…”
李知没解释。
确实没帮孙梅,救的是她小时候的自己。
在大雪夜,被一串糖葫芦骗到,被妈妈抛弃的自己。
她倒霉吧,可老天爷也太没眼,怎么不可怜可怜这母女三人,在外撞上孙梅的男人。
好毒,酗酒,还家暴。
看孙梅带着行李,当即反应过来要跑,李知皱了皱眉,摸了摸鼻尖,“你先走。”
孙梅没动,是不会丢下李知自己跑的。
好嘲讽可笑的举动。
妈妈能丢下她,别人的妈妈却不会丢下她。
“臭婊子,你敢跑路!”
狗男人举起拳头就冲过来,李知动作娴熟,半侧拖着男人的手臂直接过肩摔,她不仁善跟上去补脚。
狗男人是有点本事的,抱着李知的腿拖攥在地,反扑过来拳头砸脸。
也就挨了一拳李知反击,狗男人摔出去很远,趁机捡了半截转头,趁其不备转身砸过来。
“妹子!”
孙梅来帮忙,狗男人的一拳都没接住。
李知追过来,扣着狗男人手臂,顶着后腰紧紧一攥,手臂错位,又蓄力的一脚踩过来从后面踹断男人的腿。
扯下男人的外套,去旁边装砖头,拎在一起狠狠的往男人身上砸。
“堵着他的嘴,跟猪嚎似的。”
孙梅脱了鞋,抵在狗男人嘴里,李知砸了好久,砸的男人疼的晕过去,才抖落衣服你的砖头把外套给烧了。
扶了把出血的额头,“走。”
“这种赌徒,被追债,让高利贷揍死也是自找。”
这一晚有点疯狂。
回到宾馆,洗漱换衣,把白天穿的一身也给烧了,这才回屋裹着浴袍坐窗沿上抽烟。
太兴奋没睡意,干坐一晚。
孩子登记用的化名,护士来催过被找了借口躲开,反正钱一分不少,顶多是到时候不能报账什么的。
那个逼迫孙梅卖身的金哥反应也快,跑医院来找人,李知经验足帮着躲过,不敢在郓城叫车,让荣万派了车来接。
小树的病情稳定下来才带着一起去北城。
安顿好孙梅三人,李知就回京港,当晚就把许久不见的梁浩然约出来。
在一间很有格调的西餐厅。
“有段时间没见,你瘦了。”
李知给他倒红酒,笑意盈盈,梁浩然摆手,“你可别这种眼神看我,瘆得慌。看你就有事说吧。”

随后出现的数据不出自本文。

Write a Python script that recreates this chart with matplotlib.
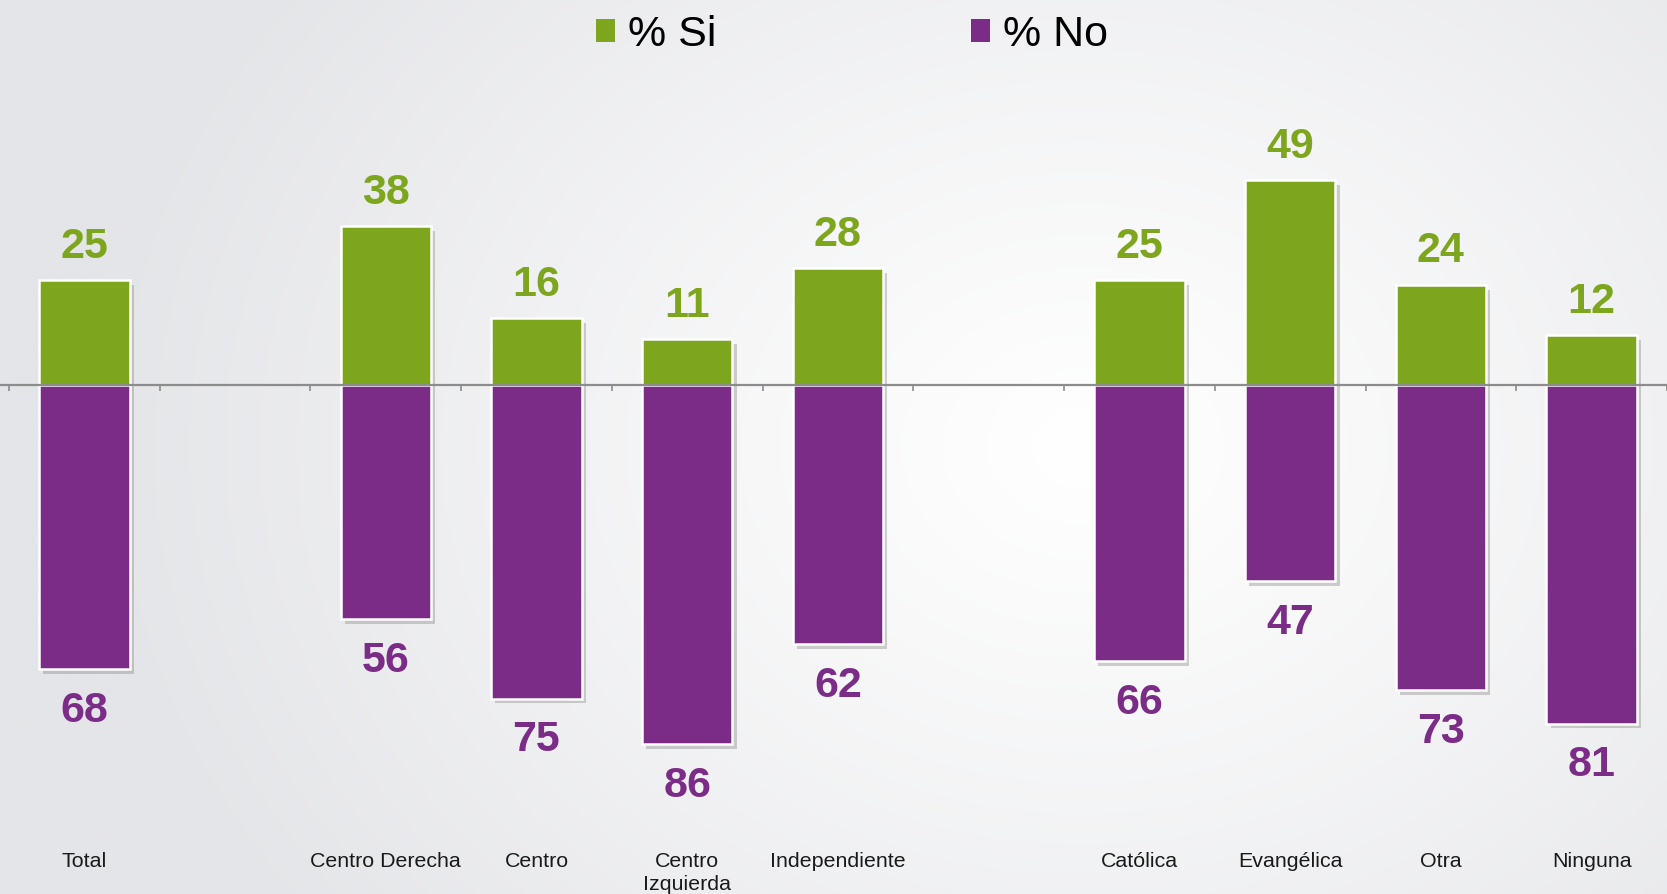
import numpy as np
import matplotlib.pyplot as plt
from matplotlib import patheffects as pe
from matplotlib.transforms import blended_transform_factory

# categories (blank slots separate the groups)
categories = ["Total", "", "Centro Derecha", "Centro", "Centro\nIzquierda",
              "Independiente", "", "Católica", "Evangélica", "Otra", "Ninguna"]
si = [25, np.nan, 38, 16, 11, 28, np.nan, 25, 49, 24, 12]
no = [68, np.nan, 56, 75, 86, 62, np.nan, 66, 47, 73, 81]

green = "#7DA61E"
purple = "#7B2C87"

plt.rcParams['font.family'] = ['Liberation Sans', 'DejaVu Sans']

W, H = 1667, 894
fig = plt.figure(figsize=(W / 100, H / 100), dpi=100)

# background radial gradient
bg = fig.add_axes([0, 0, 1, 1])
yy, xx = np.mgrid[0:1:300j, 0:1:560j]
r = np.sqrt(((xx - 0.65) * 1.5) ** 2 + ((yy - 0.5) * 1.0) ** 2)
shade = np.clip(r / 0.9, 0, 1) ** 1.1
c0 = np.array([1.0, 1.0, 1.0])
c1 = np.array([228, 229, 232]) / 255
img = c0[None, None, :] * (1 - shade[..., None]) + c1[None, None, :] * shade[..., None]
bg.imshow(img, aspect='auto', extent=[0, 1, 0, 1], origin='upper')
bg.axis('off')

ax = fig.add_axes([0, 0, 1, 1])
ax.patch.set_alpha(0)
x = np.arange(len(categories))
spacing = 151.9
ax.set_xlim(-0.5 - 9 / spacing, -0.5 - 9 / spacing + W / spacing)
ppu = 4.18
ax.set_ylim(-(H - 385) / ppu, 385 / ppu)

shadow = [pe.SimplePatchShadow(offset=(3, -3.5), shadow_rgbFace='#8a8a8a', alpha=0.4), pe.Normal()]
b1 = ax.bar(x, si, width=0.6, color=green, edgecolor='white', linewidth=1.8, label='% Si', zorder=3)
b2 = ax.bar(x, -np.array(no), width=0.6, color=purple, edgecolor='white', linewidth=1.8, label='% No', zorder=3)
for p in list(b1) + list(b2):
    p.set_path_effects(shadow)

for xi, s, n in zip(x, si, no):
    if np.isnan(s):
        continue
    ax.annotate(f"{s:.0f}", (xi, s), xytext=(0, 24), textcoords='offset points',
                ha='center', va='center', fontsize=31, fontweight='bold', color=green)
    ax.annotate(f"{n:.0f}", (xi, -n), xytext=(0, -30), textcoords='offset points',
                ha='center', va='center', fontsize=31, fontweight='bold', color=purple)

# axis line with tick marks at category boundaries
for s in ['top', 'right', 'left']:
    ax.spines[s].set_visible(False)
ax.spines['bottom'].set_position(('data', 0))
ax.spines['bottom'].set_color('#8C8C8C')
ax.spines['bottom'].set_linewidth(1.6)
ax.spines['bottom'].set_zorder(4)
ax.set_xticks(np.arange(len(categories) + 1) - 0.5)
ax.set_xticklabels([])
ax.tick_params(axis='x', direction='out', length=4.5, width=1.2, color='#8C8C8C')
ax.set_yticks([])

trans = blended_transform_factory(ax.transData, fig.transFigure)
for xi, c in zip(x, categories):
    if c:
        ax.text(xi, 1 - 852 / H, c, transform=trans, ha='center', va='top',
                fontsize=15.4, color='#1a1a1a', linespacing=1.3)

leg = ax.legend(handles=[b1, b2], loc='center', bbox_to_anchor=(0.511, 1 - 35 / H),
                bbox_transform=fig.transFigure, ncol=2, frameon=False, fontsize=31,
                handlelength=0.45, handleheight=0.45, handletextpad=0.3,
                columnspacing=5.9, borderpad=0)
for h in leg.legend_handles:
    h.set_path_effects([])
    h.set_linewidth(0)

fig.savefig("out.png", dpi=100)
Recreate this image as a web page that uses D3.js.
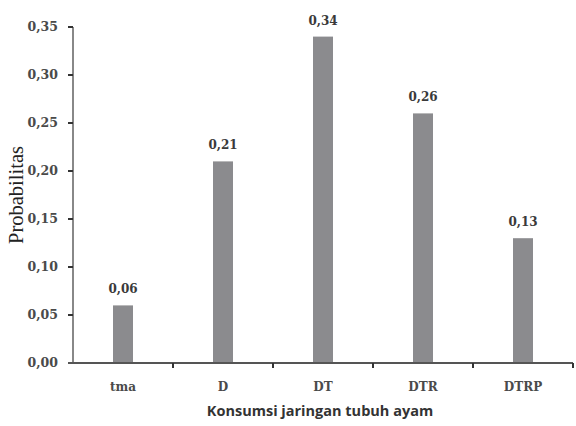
<!DOCTYPE html>
<html><head><meta charset="utf-8">
<script src="https://cdn.jsdelivr.net/npm/d3@7"></script>
<style>body{margin:0;background:#fff}</style>
</head><body>
<svg id="c" width="576" height="426"></svg>
<script>
const categories = ["tma","D","DT","DTR","DTRP"];
const values = [0.06,0.21,0.34,0.26,0.13];
const yTicks = [0,0.05,0.10,0.15,0.20,0.25,0.30,0.35];

const svg = d3.select("#c");
const m = {l:73, r:3, t:27, b:63};
const W = 576, H = 426;
const x = d3.scaleBand().domain(categories).range([m.l, W-m.r]).paddingInner(0.8).paddingOuter(0.4);
const xb = d3.scaleBand().domain(categories).range([m.l, W-m.r]);
const y = d3.scaleLinear().domain([0,0.35]).range([H-m.b, m.t]);
const fmt = v => d3.format(".2f")(v).replace(".", ",");
const tickFont = "'DejaVu Serif',serif";

svg.selectAll("rect.bar").data(values).join("rect")
  .attr("x",(d,i)=>x(categories[i])).attr("width",x.bandwidth())
  .attr("y",d=>y(d)).attr("height",d=>y(0)-y(d)).attr("fill","#8b8b8e");

svg.selectAll("text.val").data(values).join("text")
  .attr("x",(d,i)=>x(categories[i])+x.bandwidth()/2).attr("y",d=>y(d)-12)
  .attr("text-anchor","middle").attr("font-family",tickFont).attr("font-weight","bold")
  .attr("font-size",12).attr("fill","#3a3a3a").text(d=>fmt(d));

// y axis
const ya = svg.append("g");
ya.append("line").attr("x1",m.l).attr("x2",m.l).attr("y1",y(0.35)).attr("y2",y(0)).attr("stroke","#888").attr("stroke-width",2);
ya.selectAll("line.t").data(yTicks).join("line").attr("x1",m.l-5).attr("x2",m.l).attr("y1",d=>y(d)).attr("y2",d=>y(d)).attr("stroke","#333").attr("stroke-width",2);
ya.selectAll("text").data(yTicks).join("text").attr("x",m.l-15).attr("y",d=>y(d)).attr("dy","0.35em")
  .attr("text-anchor","end").attr("font-family",tickFont).attr("font-weight","bold").attr("font-size",12.5).attr("fill","#4a4a4a").text(d=>fmt(d));

// x axis
const xa = svg.append("g");
xa.append("line").attr("x1",m.l-5).attr("x2",W-m.r).attr("y1",y(0)).attr("y2",y(0)).attr("stroke","#555").attr("stroke-width",2);
const bounds = categories.map(c=>xb(c)+xb.bandwidth());
xa.selectAll("line.t").data(bounds).join("line").attr("x1",d=>d).attr("x2",d=>d).attr("y1",y(0)).attr("y2",y(0)+5).attr("stroke","#333").attr("stroke-width",2);
xa.selectAll("text").data(categories).join("text").attr("x",c=>xb(c)+xb.bandwidth()/2).attr("y",y(0)+28)
  .attr("text-anchor","middle").attr("font-family",tickFont).attr("font-weight","bold").attr("font-size",12).attr("fill","#4a4a4a").text(c=>c);

svg.append("text").attr("x",(m.l+W-m.r)/2 - 3).attr("y",416).attr("text-anchor","middle")
  .attr("font-family","'Open Sans',sans-serif").attr("font-weight","bold").attr("font-size",14.5).attr("fill","#333")
  .text("Konsumsi jaringan tubuh ayam");

svg.append("text").attr("transform","translate(23,195) rotate(-90)").attr("text-anchor","middle")
  .attr("font-family","'Liberation Serif','DejaVu Serif',serif").attr("font-size",20.5).attr("fill","#222")
  .text("Probabilitas");
</script>
</body></html>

李知也不绕弯子,“我一个远远房的亲戚,孩子生了病,被诊断先天性心脏畸形,想麻烦梁少介绍个好医生安排一场手术。”
什么破事,还得让他兴师动众跑一趟。
“这事不难,你打个电话就行,还这么郑重其事约我吃饭。你知道那事我还没好好谢你。”
她记得,宴沉给的那份文件。
李知不敢邀功,有自知之明,“那事宴先生安排跟我没关系。我对看病资料这块不懂,费用多少您告诉我,我……”
梁浩然爽快挥手,“嗐,说这个就见外。就冲那份文件,我就该给你不少好处。”
“你把人带去医院,我马上安排检查住院跟手术。”
“费用别管。”
“不合适,容易让人误会。”她还是把三十万现金的牛皮纸袋递给梁浩然,“您不缺,就当医生护士的辛苦费。”
“有劳梁少费心。”
梁浩然哼笑,“李知,你办事真是周全。”
“应该的。”
事情谈完,两人高高兴兴的吃了晚餐,梁浩然没把她当外人,知道她回乡有段日子,聊了些圈内的八卦。
无非是一些,少爷们的争风吃醋什么的。
谁泡了谁,谁又跟谁睡了这种。
到最后,梁浩然惬意的喝着酒,“这事怎么不找沉哥,沉哥会疼女人的很,你得宠一句话的事。”